* _Data excerpt_
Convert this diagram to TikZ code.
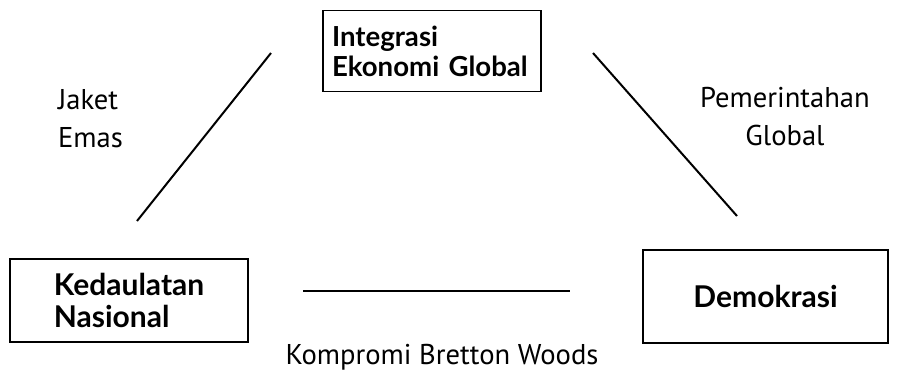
\documentclass[tikz,border=0pt]{standalone}
\usepackage{fontspec}
\setmainfont{PT Sans}
\newfontfamily\boxfont{Lato}
\usetikzlibrary{positioning}

\begin{document}
\begin{tikzpicture}[x=0.5pt, y=-0.5pt]
    % styles
    \tikzstyle{pillar} = [rectangle, draw=black, line width=0.8pt, align=left, font=\boxfont\bfseries\fontsize{15}{16}\selectfont]
    \tikzstyle{edge} = [line width=1pt, draw=black]
    \tikzstyle{caption} = [font=\fontsize{14.3}{19}\selectfont]

    \useasboundingbox (0,0) rectangle (898,381);

    % the three corners of the trilemma
    \node (integ) [pillar, minimum width=109pt, minimum height=40.5pt, text width=100pt, font=\boxfont\bfseries\fontsize{13.8}{15}\selectfont] at (432,51) {Integrasi\\Ekonomi Global};
    \node (sovereign) [pillar, minimum width=119pt, minimum height=41.5pt] at (129,300.5) {Kedaulatan\\Nasional};
    \node (demo) [pillar, minimum width=122.5pt, minimum height=46.5pt] at (765.5,296.5) {Demokrasi};

    % sides
    \coordinate (gold1) at (271,53);
    \coordinate (gold2) at (137,221);
    \coordinate (gov1) at (593,53);
    \coordinate (gov2) at (737,216);
    \coordinate (bw1) at (303,291);
    \coordinate (bw2) at (570,291);
    \draw [edge] (gold1) -- (gold2);
    \draw [edge] (gov1) -- (gov2);
    \draw [edge] (bw1) -- (bw2);

    % names of the sides
    \node (gold) [caption, align=left, anchor=west] at (51,119) {Jaket\\Emas};
    \node (gov) [caption, align=center] at (785,117) {Pemerintahan\\Global};
    \node (bw) [caption] at (442,357) {Kompromi Bretton Woods};
\end{tikzpicture}
\end{document}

* _Objective_
Leave out the pictures and repeat the lines from the start of the material through the line with "(demo) [pillar, minimum", inclusive.

* _Completed exercise_
Convert this diagram to TikZ code.
\documentclass[tikz,border=0pt]{standalone}
\usepackage{fontspec}
\setmainfont{PT Sans}
\newfontfamily\boxfont{Lato}
\usetikzlibrary{positioning}

\begin{document}
\begin{tikzpicture}[x=0.5pt, y=-0.5pt]
    % styles
    \tikzstyle{pillar} = [rectangle, draw=black, line width=0.8pt, align=left, font=\boxfont\bfseries\fontsize{15}{16}\selectfont]
    \tikzstyle{edge} = [line width=1pt, draw=black]
    \tikzstyle{caption} = [font=\fontsize{14.3}{19}\selectfont]

    \useasboundingbox (0,0) rectangle (898,381);

    % the three corners of the trilemma
    \node (integ) [pillar, minimum width=109pt, minimum height=40.5pt, text width=100pt, font=\boxfont\bfseries\fontsize{13.8}{15}\selectfont] at (432,51) {Integrasi\\Ekonomi Global};
    \node (sovereign) [pillar, minimum width=119pt, minimum height=41.5pt] at (129,300.5) {Kedaulatan\\Nasional};
    \node (demo) [pillar, minimum width=122.5pt, minimum height=46.5pt] at (765.5,296.5) {Demokrasi};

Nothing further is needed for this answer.